The S&P 500 has gained 3 percent in the past week as evidence mounted for an economic rebound. Even Federal Reserve Chairman Alan Greenspan adopted a brighter stance toward the U.S. economy, admitting this week an expansion was "well under way" and essentially declaring the recession over. With no blockbuster earnings reports expected and no economic data seen rocking the market, Wall Street's improving sentiment may convince more investors next week to ready their portfolios for a rebound.
The rush of solid data is expected to continue next week. On Wednesday, the Commerce Department will release retail sales for February. Retail sales are expected to rise 0.9 percent, reversing a dip of 0.2 percent in January, according to economists polled by Reuters. Stripping out sales of autos, economists expect retail sales to climb 0.5 percent, compared with a jump of 1.2 percent in January.
On Thursday, the government will report January figures on business inventories. Economists expect the inventories of U.S. businesses to fall 0.3 percent, compared with a drop of 0.4 percent in December.
On Friday, the government is slated to release producer prices -- prices charged at the factory door and farm gate. The U.S. Producer Price Index is expected to inch up 0.1 percent in February, matching a 0.1 percent rise in January, according to a Reuters poll. Excluding volatile food and energy prices, producer prices are forecast to edge up 0.1 percent in February after shedding 0.1 percent in January.
The price-to-earnings ratio -- a key valuation gauge for stocks -- stands at more than 22 times calendar year 2002 earnings and more than 18 times calendar year 2003 earnings. That's below 26 in March of 2000 when the S&P 500 hit its lifetime high, but still above the historical average of about 15 to 16 times forward earnings. That suggests share prices reflect much of the projected rebound in earnings.
Longer term is not so rosy. January 2002 was the warmest in the US for 123 years, according to the National Oceanic and Atmospheric Administration, and there are clear suggestions in the data for that month that the warmer weather prompted consumers to spend rather than sit indoors. Unseasonably warm weather leads to big upswings in the adjusted data even though the underlying numbers may still be falling.
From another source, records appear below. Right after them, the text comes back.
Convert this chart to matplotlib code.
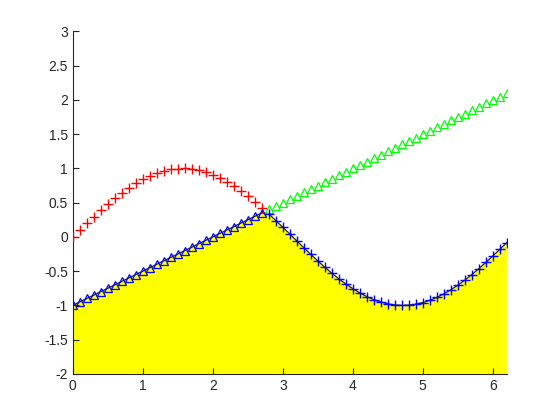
import numpy as np
import matplotlib.pyplot as plt

plt.rcParams['font.family'] = ['Liberation Sans', 'DejaVu Sans']

# sample points (0:0.1:6.2)
x = np.arange(0, 63) / 10.0
curve = np.sin(x)
ramp = 0.5 * x - 1
split = 28  # first index where the ramp is above the curve

xticks = [0, 1, 2, 3, 4, 5, 6]
yticks = [-2, -1.5, -1, -0.5, 0, 0.5, 1, 1.5, 2, 2.5, 3]
yticklabels = ['-2', '-1.5', '-1', '-0.5', '0', '0.5', '1', '1.5', '2', '2.5', '3']

fig = plt.figure(figsize=(5.6, 4.2), dpi=100)
ax = fig.add_axes([0.13, 0.11, 0.775, 0.815])

lower = np.minimum(curve, ramp)
ax.fill_between(x, lower, -2, facecolor='#ffff00', edgecolor='none', zorder=1)
ax.plot(x, lower, color='#222222', lw=0.9, zorder=2)

plus = dict(linestyle='none', marker='+', markersize=7.5, markeredgewidth=1.0, zorder=3)
tri = dict(linestyle='none', marker='^', markersize=6, markeredgewidth=0.9,
           markerfacecolor='none', zorder=3)
ax.plot(x[:split], curve[:split], color='#ff0000', **plus)
ax.plot(x[split:], ramp[split:], color='#00ff00', **tri)
ax.plot(x[:split], ramp[:split], color='#0000ff', **tri)
ax.plot(x[split:], curve[split:], color='#0000ff', **plus)

ax.set_xlim(0, 6.2)
ax.set_ylim(-2, 3)
ax.set_xticks(xticks)
ax.set_yticks(yticks)
ax.set_yticklabels(yticklabels)
for s in ['top', 'right']:
    ax.spines[s].set_visible(False)
for s in ['left', 'bottom']:
    ax.spines[s].set_color('#262626')
    ax.spines[s].set_linewidth(0.8)
ax.tick_params(direction='in', length=4, width=0.8, colors='#262626', labelsize=10)

fig.savefig('out.png', dpi=100)
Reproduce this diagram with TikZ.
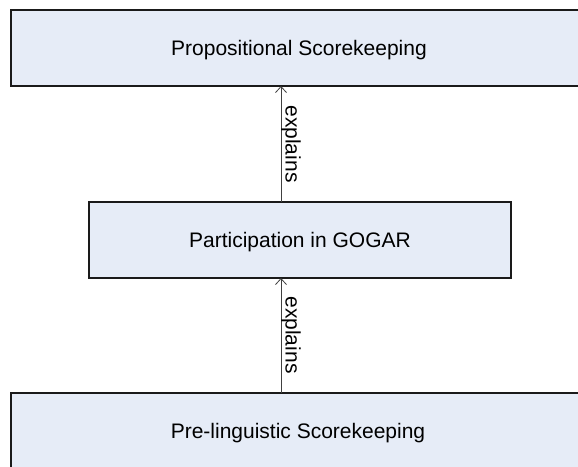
\documentclass[tikz,border=0pt]{standalone}
\usepackage{fontspec}
\setmainfont{Liberation Sans}
\usetikzlibrary{arrows.meta}
\definecolor{boxfill}{HTML}{E6ECF7}
\definecolor{boxline}{HTML}{1A1A1A}
\definecolor{arrowline}{HTML}{404040}
\begin{document}
\begin{tikzpicture}[x=1pt,y=-1pt,
  level/.style={draw=boxline, line width=1.1pt, fill=boxfill, rectangle,
    inner sep=0pt, font=\fontsize{21}{25}\selectfont},
  explainarrow/.style={draw=arrowline, line width=0.9pt,
    -{Straight Barb[length=6pt,width=11pt,line width=0.8pt]}},
  relabel/.style={font=\fontsize{21}{25}\selectfont, rotate=-90, inner sep=0pt}]
  \useasboundingbox (0,0) rectangle (578,466);
  \clip (0,0) rectangle (578,466);
  \fill[white] (0,0) rectangle (578,466);
  % the three levels, stacked top to bottom
  \node[level, minimum width=576pt, minimum height=76pt] (prop) at (299,48) {};
  \node[level, minimum width=422pt, minimum height=76pt] (gogar) at (300,240) {};
  \node[level, minimum width=576pt, minimum height=76pt] (prel) at (299,431) {};
  \node[font=\fontsize{21}{25}\selectfont] (tprop) at (299,50) {Propositional Scorekeeping};
  \node[font=\fontsize{21}{25}\selectfont] (tgogar) at (300,242) {Participation in GOGAR};
  \node[font=\fontsize{21}{25}\selectfont] (tprel) at (298,433) {Pre-linguistic Scorekeeping};
  % the two "explains" links
  \coordinate (a1) at (281,202);
  \coordinate (b1) at (281,86);
  \coordinate (a2) at (281,393);
  \coordinate (b2) at (281,278);
  \draw[explainarrow] (a1) -- (b1);
  \draw[explainarrow] (a2) -- (b2);
  \node[relabel] (l1) at (291,144) {explains};
  \node[relabel] (l2) at (291,335) {explains};
\end{tikzpicture}
\end{document}
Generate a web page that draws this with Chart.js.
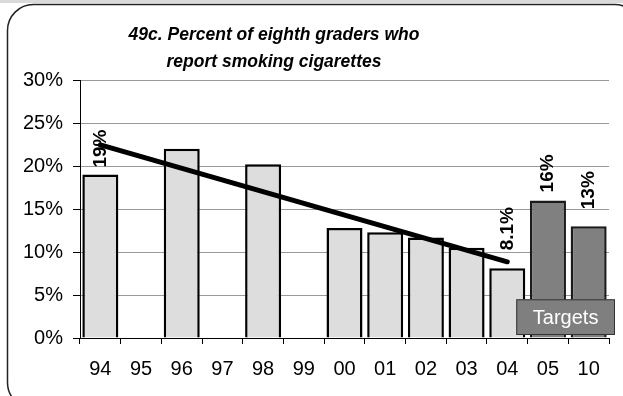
<!DOCTYPE html>
<html>
<head>
<meta charset="utf-8">
<script src="https://cdn.jsdelivr.net/npm/chart.js@4/dist/chart.umd.min.js"></script>
<style>
  html, body { margin: 0; padding: 0; background: #fff; }
  #wrap { width: 623px; height: 396px; }
</style>
</head>
<body>
<div id="wrap"><canvas id="c" width="623" height="396"></canvas></div>
<script>
// data
var years = ["94", "95", "96", "97", "98", "99", "00", "01", "02", "03", "04", "05", "10"];
var actual = [19, null, 22, null, 20.2, null, 12.8, 12.3, 11.7, 10.5, 8.1, null, null];
var targets = [null, null, null, null, null, null, null, null, null, null, null, 16, 13];
var trend = [22.45, null, null, null, null, null, null, null, null, null, 8.86, null, null];
var barLabels = ["19%", "", "", "", "", "", "", "", "", "", "8.1%", "16%", "13%"];
var yTicks = [0, 5, 10, 15, 20, 25, 30];

var titleLines = ["49c. Percent of eighth graders who", "report smoking cigarettes"];
var FONT = "'Liberation Sans', Arial, sans-serif";

// frame, background and title
var framePlugin = {
  id: "frame",
  beforeDraw: function(chart) {
    var ctx = chart.ctx;
    ctx.save();
    ctx.fillStyle = "#fff";
    ctx.fillRect(0, 0, chart.width, chart.height);
    ctx.fillStyle = "#dadada";
    ctx.fillRect(0, 0, chart.width, 3);
    ctx.beginPath();
    ctx.roundRect(7.5, 4.5, chart.width + 10, chart.height + 8, 26);
    ctx.lineWidth = 1.5;
    ctx.strokeStyle = "#222";
    ctx.stroke();
    ctx.fillStyle = "#000";
    ctx.font = "italic bold 17.5px " + FONT;
    ctx.textAlign = "center";
    ctx.textBaseline = "middle";
    ctx.fillText(titleLines[0], 274, 35);
    ctx.fillText(titleLines[1], 274, 62);
    ctx.restore();
  }
};

// rotated value labels and the "Targets" box
var labelGap = [7, 0, 0, 0, 0, 0, 0, 0, 0, 0, 18, 8, 17];
var labelPlugin = {
  id: "barlabels",
  afterDatasetsDraw: function(chart) {
    var ctx = chart.ctx;
    var x = chart.scales.x, y = chart.scales.y;

    // Targets box
    var left = x.getPixelForValue(10) + 9;
    var right = chart.chartArea.right + 6;
    var top = y.getPixelForValue(4.5);
    var bottom = y.getPixelForValue(0.35);
    ctx.save();
    ctx.fillStyle = "#7f7f7f";
    ctx.fillRect(left, top, right - left, bottom - top);
    ctx.strokeStyle = "#333";
    ctx.lineWidth = 1;
    ctx.strokeRect(left + 0.5, top + 0.5, right - left - 1, bottom - top - 1);
    ctx.fillStyle = "#fff";
    ctx.font = "20px " + FONT;
    ctx.textAlign = "center";
    ctx.textBaseline = "middle";
    ctx.fillText("Targets", (left + right) / 2, (top + bottom) / 2 + 1);
    ctx.restore();

    // vertical labels
    ctx.save();
    ctx.fillStyle = "#000";
    ctx.font = "bold 19px " + FONT;
    ctx.textAlign = "left";
    ctx.textBaseline = "middle";
    for (var i = 0; i < barLabels.length; i++) {
      if (!barLabels[i]) continue;
      var v = actual[i] != null ? actual[i] : targets[i];
      var meta = chart.getDatasetMeta(actual[i] != null ? 1 : 2);
      var bx = meta.data[i].x;
      var by = y.getPixelForValue(v) - labelGap[i];
      ctx.save();
      ctx.translate(bx, by);
      ctx.rotate(-Math.PI / 2);
      ctx.fillText(barLabels[i], 0, 0);
      ctx.restore();
    }
    ctx.restore();
  }
};

new Chart(document.getElementById("c"), {
  type: "bar",
  data: {
    labels: years,
    datasets: [
      {
        type: "line",
        label: "Trend",
        data: trend,
        borderColor: "#000",
        borderWidth: 5,
        borderCapStyle: "round",
        pointRadius: 0,
        spanGaps: true,
        order: 0
      },
      {
        label: "Actual",
        data: actual,
        backgroundColor: "#dddddd",
        borderColor: "#000",
        borderWidth: 2.5,
        grouped: false,
        order: 1
      },
      {
        label: "Targets",
        data: targets,
        backgroundColor: "#808080",
        borderColor: "#1a1a1a",
        borderWidth: 2.5,
        grouped: false,
        order: 1
      }
    ]
  },
  options: {
    responsive: false,
    animation: false,
    layout: { padding: { left: 0, right: 14, top: 80, bottom: 0 } },
    datasets: { bar: { categoryPercentage: 1, barPercentage: 0.885 } },
    plugins: {
      legend: { display: false },
      title: { display: false },
      tooltip: { enabled: false }
    },
    scales: {
      x: {
        grid: { drawOnChartArea: false, drawTicks: true, tickLength: 6, tickColor: "#000" },
        border: { color: "#000", width: 1 },
        ticks: { color: "#000", font: { family: FONT, size: 20 }, padding: 13, maxRotation: 0 },
        afterFit: function(s) { s.height = 58; }
      },
      y: {
        min: 0,
        max: 30,
        afterBuildTicks: function(s) { s.ticks = yTicks.map(function(v) { return { value: v }; }); },
        grid: { color: "#999", tickColor: "#000", tickLength: 7 },
        border: { color: "#000", width: 1 },
        ticks: {
          color: "#000",
          font: { family: FONT, size: 20 },
          padding: 10,
          callback: function(v) { return v + "%"; }
        },
        afterFit: function(s) { s.width = 80; }
      }
    }
  },
  plugins: [framePlugin, labelPlugin]
});
</script>
</body>
</html>
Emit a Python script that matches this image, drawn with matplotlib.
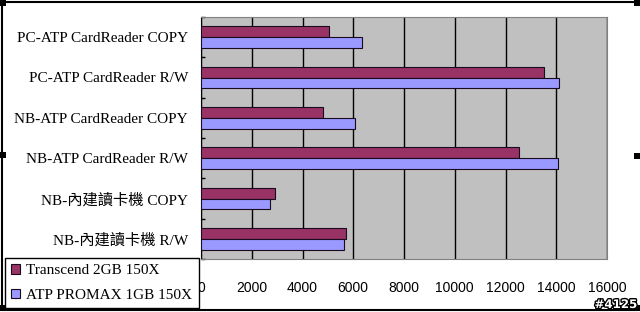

But it may not be sunshine ahead for the economy, according to the NOAA's sunspot cycle predictions.
Sunspots - flare-ups on the surface of the sun, which can raise the temperature on Earth - occur in regular 11-year cycles and the last peaked in 2000, indicating potentially cooler temperatures ahead.
Moreover, the NOAA and other weather-watching organizations have warned another El Nino effect could develop this year. The last one in 1997 was estimated to have caused about $34bn worth of damage.
El Nino involves generally warmer weather, increasing the likelihood of flooding across South America, and drier conditions in the Western Pacific, often associated with bush fires in Australia.
Economic activity may be turning up, but tail winds from the weather are likely to turn into headwinds.
If the S&P 500 breaks the 1,180 resistance, the uptrend could follow. Go long on a pullback to 1,150.